> Data extract
:::::

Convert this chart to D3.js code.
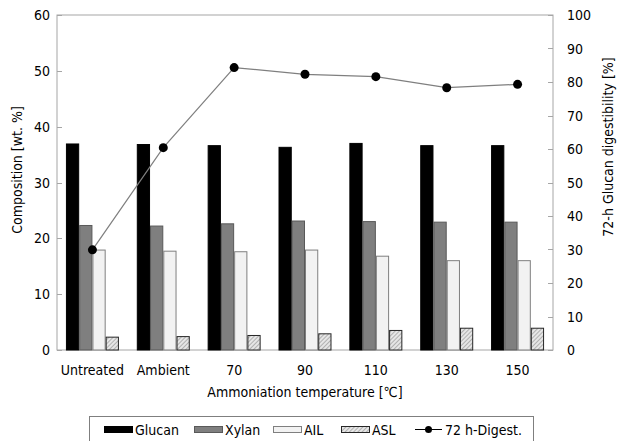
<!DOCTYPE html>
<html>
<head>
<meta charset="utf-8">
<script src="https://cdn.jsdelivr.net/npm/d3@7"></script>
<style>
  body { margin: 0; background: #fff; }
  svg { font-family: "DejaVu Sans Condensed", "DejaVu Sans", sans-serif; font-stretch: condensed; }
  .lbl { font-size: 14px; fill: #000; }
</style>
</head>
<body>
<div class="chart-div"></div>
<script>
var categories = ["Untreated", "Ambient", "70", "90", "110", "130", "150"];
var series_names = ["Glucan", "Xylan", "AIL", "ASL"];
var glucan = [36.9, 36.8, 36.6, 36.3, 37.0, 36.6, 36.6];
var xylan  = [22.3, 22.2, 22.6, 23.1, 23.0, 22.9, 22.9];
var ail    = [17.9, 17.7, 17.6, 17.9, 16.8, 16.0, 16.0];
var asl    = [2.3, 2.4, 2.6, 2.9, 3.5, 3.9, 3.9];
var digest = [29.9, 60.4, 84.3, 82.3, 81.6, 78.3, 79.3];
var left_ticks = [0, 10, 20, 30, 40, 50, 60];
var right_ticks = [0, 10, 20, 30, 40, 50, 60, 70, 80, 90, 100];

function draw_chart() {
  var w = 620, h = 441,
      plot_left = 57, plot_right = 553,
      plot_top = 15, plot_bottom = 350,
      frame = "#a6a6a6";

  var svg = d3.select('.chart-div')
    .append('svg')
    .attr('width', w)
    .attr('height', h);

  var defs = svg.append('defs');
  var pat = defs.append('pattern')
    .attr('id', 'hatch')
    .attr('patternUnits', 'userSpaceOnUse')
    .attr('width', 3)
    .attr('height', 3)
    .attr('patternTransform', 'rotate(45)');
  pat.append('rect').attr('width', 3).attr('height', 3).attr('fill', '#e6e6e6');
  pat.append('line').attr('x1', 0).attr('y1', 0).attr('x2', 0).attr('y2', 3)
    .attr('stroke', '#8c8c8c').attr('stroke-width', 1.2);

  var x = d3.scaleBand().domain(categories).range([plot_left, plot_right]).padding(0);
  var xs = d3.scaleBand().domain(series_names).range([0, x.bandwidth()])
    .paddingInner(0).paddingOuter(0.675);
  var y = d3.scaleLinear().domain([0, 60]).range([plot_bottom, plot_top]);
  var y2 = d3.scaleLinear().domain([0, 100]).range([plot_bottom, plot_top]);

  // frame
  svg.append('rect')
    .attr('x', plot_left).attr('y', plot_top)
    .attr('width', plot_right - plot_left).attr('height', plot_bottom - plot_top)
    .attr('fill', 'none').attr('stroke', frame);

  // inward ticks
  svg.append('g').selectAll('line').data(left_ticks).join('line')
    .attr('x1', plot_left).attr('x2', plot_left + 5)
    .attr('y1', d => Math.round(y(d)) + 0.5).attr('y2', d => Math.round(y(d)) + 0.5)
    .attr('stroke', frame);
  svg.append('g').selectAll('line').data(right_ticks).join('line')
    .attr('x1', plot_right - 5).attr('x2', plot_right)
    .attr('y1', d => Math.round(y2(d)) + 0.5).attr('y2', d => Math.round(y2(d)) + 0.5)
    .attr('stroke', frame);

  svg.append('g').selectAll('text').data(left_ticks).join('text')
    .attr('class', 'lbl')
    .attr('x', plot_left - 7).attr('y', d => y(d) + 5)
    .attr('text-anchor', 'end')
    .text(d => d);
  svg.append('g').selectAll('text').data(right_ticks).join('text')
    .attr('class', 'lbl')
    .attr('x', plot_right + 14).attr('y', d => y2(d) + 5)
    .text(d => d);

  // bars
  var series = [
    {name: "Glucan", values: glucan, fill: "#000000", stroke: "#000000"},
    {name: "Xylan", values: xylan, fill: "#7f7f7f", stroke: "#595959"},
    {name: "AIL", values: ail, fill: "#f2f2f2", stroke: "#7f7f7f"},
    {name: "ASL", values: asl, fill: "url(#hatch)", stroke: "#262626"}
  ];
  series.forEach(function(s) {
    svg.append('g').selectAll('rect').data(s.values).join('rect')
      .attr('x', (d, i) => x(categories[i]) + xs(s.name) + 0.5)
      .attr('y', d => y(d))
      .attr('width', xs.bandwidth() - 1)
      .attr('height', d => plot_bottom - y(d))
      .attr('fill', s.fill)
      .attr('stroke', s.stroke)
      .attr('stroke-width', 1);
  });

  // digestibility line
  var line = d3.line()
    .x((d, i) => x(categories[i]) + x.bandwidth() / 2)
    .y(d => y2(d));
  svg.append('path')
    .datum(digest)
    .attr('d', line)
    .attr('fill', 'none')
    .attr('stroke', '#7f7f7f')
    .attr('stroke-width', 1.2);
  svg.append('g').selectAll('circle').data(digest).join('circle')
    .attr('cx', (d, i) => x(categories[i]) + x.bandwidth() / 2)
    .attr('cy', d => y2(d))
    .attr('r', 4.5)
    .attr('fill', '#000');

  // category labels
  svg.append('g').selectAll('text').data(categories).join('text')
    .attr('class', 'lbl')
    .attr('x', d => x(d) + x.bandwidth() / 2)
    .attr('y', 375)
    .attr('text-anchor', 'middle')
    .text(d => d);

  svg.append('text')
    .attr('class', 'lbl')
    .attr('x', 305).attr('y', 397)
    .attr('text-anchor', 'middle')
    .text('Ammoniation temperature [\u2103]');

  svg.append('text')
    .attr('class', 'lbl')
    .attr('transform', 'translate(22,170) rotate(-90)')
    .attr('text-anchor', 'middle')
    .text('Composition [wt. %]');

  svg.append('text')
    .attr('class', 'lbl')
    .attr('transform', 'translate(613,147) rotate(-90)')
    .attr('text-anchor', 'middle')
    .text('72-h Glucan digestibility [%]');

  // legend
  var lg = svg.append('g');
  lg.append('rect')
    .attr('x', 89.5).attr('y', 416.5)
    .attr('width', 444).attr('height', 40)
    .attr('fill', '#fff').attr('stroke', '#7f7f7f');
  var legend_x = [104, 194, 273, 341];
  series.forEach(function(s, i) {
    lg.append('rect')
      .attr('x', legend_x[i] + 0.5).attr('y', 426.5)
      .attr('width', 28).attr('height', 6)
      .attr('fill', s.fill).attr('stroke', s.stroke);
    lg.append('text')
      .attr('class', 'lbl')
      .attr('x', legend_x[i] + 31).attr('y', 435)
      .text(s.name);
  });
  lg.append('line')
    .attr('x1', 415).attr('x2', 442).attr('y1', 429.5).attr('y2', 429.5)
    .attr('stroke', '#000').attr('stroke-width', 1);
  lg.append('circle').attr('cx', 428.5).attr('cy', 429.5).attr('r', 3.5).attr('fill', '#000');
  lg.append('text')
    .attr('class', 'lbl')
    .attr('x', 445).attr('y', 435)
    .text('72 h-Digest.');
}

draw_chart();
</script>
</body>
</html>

:::::

> Task goal
Output a faithful copy of the data, with each picture left out.

> Solution
Convert this chart to D3.js code.
<!DOCTYPE html>
<html>
<head>
<meta charset="utf-8">
<script src="https://cdn.jsdelivr.net/npm/d3@7"></script>
<style>
  body { margin: 0; background: #fff; }
  svg { font-family: "DejaVu Sans Condensed", "DejaVu Sans", sans-serif; font-stretch: condensed; }
  .lbl { font-size: 14px; fill: #000; }
</style>
</head>
<body>
<div class="chart-div"></div>
<script>
var categories = ["Untreated", "Ambient", "70", "90", "110", "130", "150"];
var series_names = ["Glucan", "Xylan", "AIL", "ASL"];
var glucan = [36.9, 36.8, 36.6, 36.3, 37.0, 36.6, 36.6];
var xylan  = [22.3, 22.2, 22.6, 23.1, 23.0, 22.9, 22.9];
var ail    = [17.9, 17.7, 17.6, 17.9, 16.8, 16.0, 16.0];
var asl    = [2.3, 2.4, 2.6, 2.9, 3.5, 3.9, 3.9];
var digest = [29.9, 60.4, 84.3, 82.3, 81.6, 78.3, 79.3];
var left_ticks = [0, 10, 20, 30, 40, 50, 60];
var right_ticks = [0, 10, 20, 30, 40, 50, 60, 70, 80, 90, 100];

function draw_chart() {
  var w = 620, h = 441,
      plot_left = 57, plot_right = 553,
      plot_top = 15, plot_bottom = 350,
      frame = "#a6a6a6";

  var svg = d3.select('.chart-div')
    .append('svg')
    .attr('width', w)
    .attr('height', h);

  var defs = svg.append('defs');
  var pat = defs.append('pattern')
    .attr('id', 'hatch')
    .attr('patternUnits', 'userSpaceOnUse')
    .attr('width', 3)
    .attr('height', 3)
    .attr('patternTransform', 'rotate(45)');
  pat.append('rect').attr('width', 3).attr('height', 3).attr('fill', '#e6e6e6');
  pat.append('line').attr('x1', 0).attr('y1', 0).attr('x2', 0).attr('y2', 3)
    .attr('stroke', '#8c8c8c').attr('stroke-width', 1.2);

  var x = d3.scaleBand().domain(categories).range([plot_left, plot_right]).padding(0);
  var xs = d3.scaleBand().domain(series_names).range([0, x.bandwidth()])
    .paddingInner(0).paddingOuter(0.675);
  var y = d3.scaleLinear().domain([0, 60]).range([plot_bottom, plot_top]);
  var y2 = d3.scaleLinear().domain([0, 100]).range([plot_bottom, plot_top]);

  // frame
  svg.append('rect')
    .attr('x', plot_left).attr('y', plot_top)
    .attr('width', plot_right - plot_left).attr('height', plot_bottom - plot_top)
    .attr('fill', 'none').attr('stroke', frame);

  // inward ticks
  svg.append('g').selectAll('line').data(left_ticks).join('line')
    .attr('x1', plot_left).attr('x2', plot_left + 5)
    .attr('y1', d => Math.round(y(d)) + 0.5).attr('y2', d => Math.round(y(d)) + 0.5)
    .attr('stroke', frame);
  svg.append('g').selectAll('line').data(right_ticks).join('line')
    .attr('x1', plot_right - 5).attr('x2', plot_right)
    .attr('y1', d => Math.round(y2(d)) + 0.5).attr('y2', d => Math.round(y2(d)) + 0.5)
    .attr('stroke', frame);

  svg.append('g').selectAll('text').data(left_ticks).join('text')
    .attr('class', 'lbl')
    .attr('x', plot_left - 7).attr('y', d => y(d) + 5)
    .attr('text-anchor', 'end')
    .text(d => d);
  svg.append('g').selectAll('text').data(right_ticks).join('text')
    .attr('class', 'lbl')
    .attr('x', plot_right + 14).attr('y', d => y2(d) + 5)
    .text(d => d);

  // bars
  var series = [
    {name: "Glucan", values: glucan, fill: "#000000", stroke: "#000000"},
    {name: "Xylan", values: xylan, fill: "#7f7f7f", stroke: "#595959"},
    {name: "AIL", values: ail, fill: "#f2f2f2", stroke: "#7f7f7f"},
    {name: "ASL", values: asl, fill: "url(#hatch)", stroke: "#262626"}
  ];
  series.forEach(function(s) {
    svg.append('g').selectAll('rect').data(s.values).join('rect')
      .attr('x', (d, i) => x(categories[i]) + xs(s.name) + 0.5)
      .attr('y', d => y(d))
      .attr('width', xs.bandwidth() - 1)
      .attr('height', d => plot_bottom - y(d))
      .attr('fill', s.fill)
      .attr('stroke', s.stroke)
      .attr('stroke-width', 1);
  });

  // digestibility line
  var line = d3.line()
    .x((d, i) => x(categories[i]) + x.bandwidth() / 2)
    .y(d => y2(d));
  svg.append('path')
    .datum(digest)
    .attr('d', line)
    .attr('fill', 'none')
    .attr('stroke', '#7f7f7f')
    .attr('stroke-width', 1.2);
  svg.append('g').selectAll('circle').data(digest).join('circle')
    .attr('cx', (d, i) => x(categories[i]) + x.bandwidth() / 2)
    .attr('cy', d => y2(d))
    .attr('r', 4.5)
    .attr('fill', '#000');

  // category labels
  svg.append('g').selectAll('text').data(categories).join('text')
    .attr('class', 'lbl')
    .attr('x', d => x(d) + x.bandwidth() / 2)
    .attr('y', 375)
    .attr('text-anchor', 'middle')
    .text(d => d);

  svg.append('text')
    .attr('class', 'lbl')
    .attr('x', 305).attr('y', 397)
    .attr('text-anchor', 'middle')
    .text('Ammoniation temperature [\u2103]');

  svg.append('text')
    .attr('class', 'lbl')
    .attr('transform', 'translate(22,170) rotate(-90)')
    .attr('text-anchor', 'middle')
    .text('Composition [wt. %]');

  svg.append('text')
    .attr('class', 'lbl')
    .attr('transform', 'translate(613,147) rotate(-90)')
    .attr('text-anchor', 'middle')
    .text('72-h Glucan digestibility [%]');

  // legend
  var lg = svg.append('g');
  lg.append('rect')
    .attr('x', 89.5).attr('y', 416.5)
    .attr('width', 444).attr('height', 40)
    .attr('fill', '#fff').attr('stroke', '#7f7f7f');
  var legend_x = [104, 194, 273, 341];
  series.forEach(function(s, i) {
    lg.append('rect')
      .attr('x', legend_x[i] + 0.5).attr('y', 426.5)
      .attr('width', 28).attr('height', 6)
      .attr('fill', s.fill).attr('stroke', s.stroke);
    lg.append('text')
      .attr('class', 'lbl')
      .attr('x', legend_x[i] + 31).attr('y', 435)
      .text(s.name);
  });
  lg.append('line')
    .attr('x1', 415).attr('x2', 442).attr('y1', 429.5).attr('y2', 429.5)
    .attr('stroke', '#000').attr('stroke-width', 1);
  lg.append('circle').attr('cx', 428.5).attr('cy', 429.5).attr('r', 3.5).attr('fill', '#000');
  lg.append('text')
    .attr('class', 'lbl')
    .attr('x', 445).attr('y', 435)
    .text('72 h-Digest.');
}

draw_chart();
</script>
</body>
</html>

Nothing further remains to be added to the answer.